Porch Notes
The Lowell Showboat
History and culture
In the depths of the Great Depression, the little town of Lowell came up with a way to lift people’s spirits: a summer variety show staged on a riverboat parked on the Flat River. The first show, in 1932, drew about 7,000 people over four nights, and the Lowell Showboat became the heart of the town — folks still call it Lowell’s “town square.” Over the years it drew big-name acts like Louis Armstrong and Milton Berle. But the Showboat’s story also carries a hard part that Lowell doesn’t hide. For decades the shows were built around blackface minstrel acts — white performers in dark makeup acting out racist stereotypes, in the style of old Mississippi riverboat shows. The first boat, in 1932, was named the “George Washington”; the one built in 1935 was named the “Robert E. Lee,” after a famous Mississippi steamboat (though it shared the name of the Confederate general).

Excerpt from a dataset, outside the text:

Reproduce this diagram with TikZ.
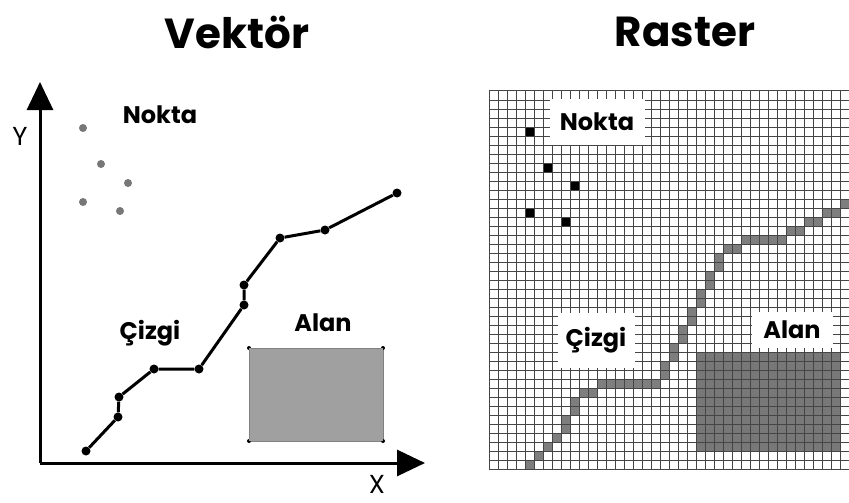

A turning point came in 1967, when the legendary trumpeter Louis Armstrong, who was Black, was booked to play but said he wouldn’t appear in any show that still used blackface. The town dropped the act for his visit, and Armstrong came — though the old minstrel tradition didn’t fully fade until the 1970s. Later, in 2017, the “Robert E. Lee” name drew objections too, and when the long-running boat was retired and a new one built in 2020, the city left that name behind — today it’s known simply as the Lowell Showboat. The new boat still anchors a free summer concert series.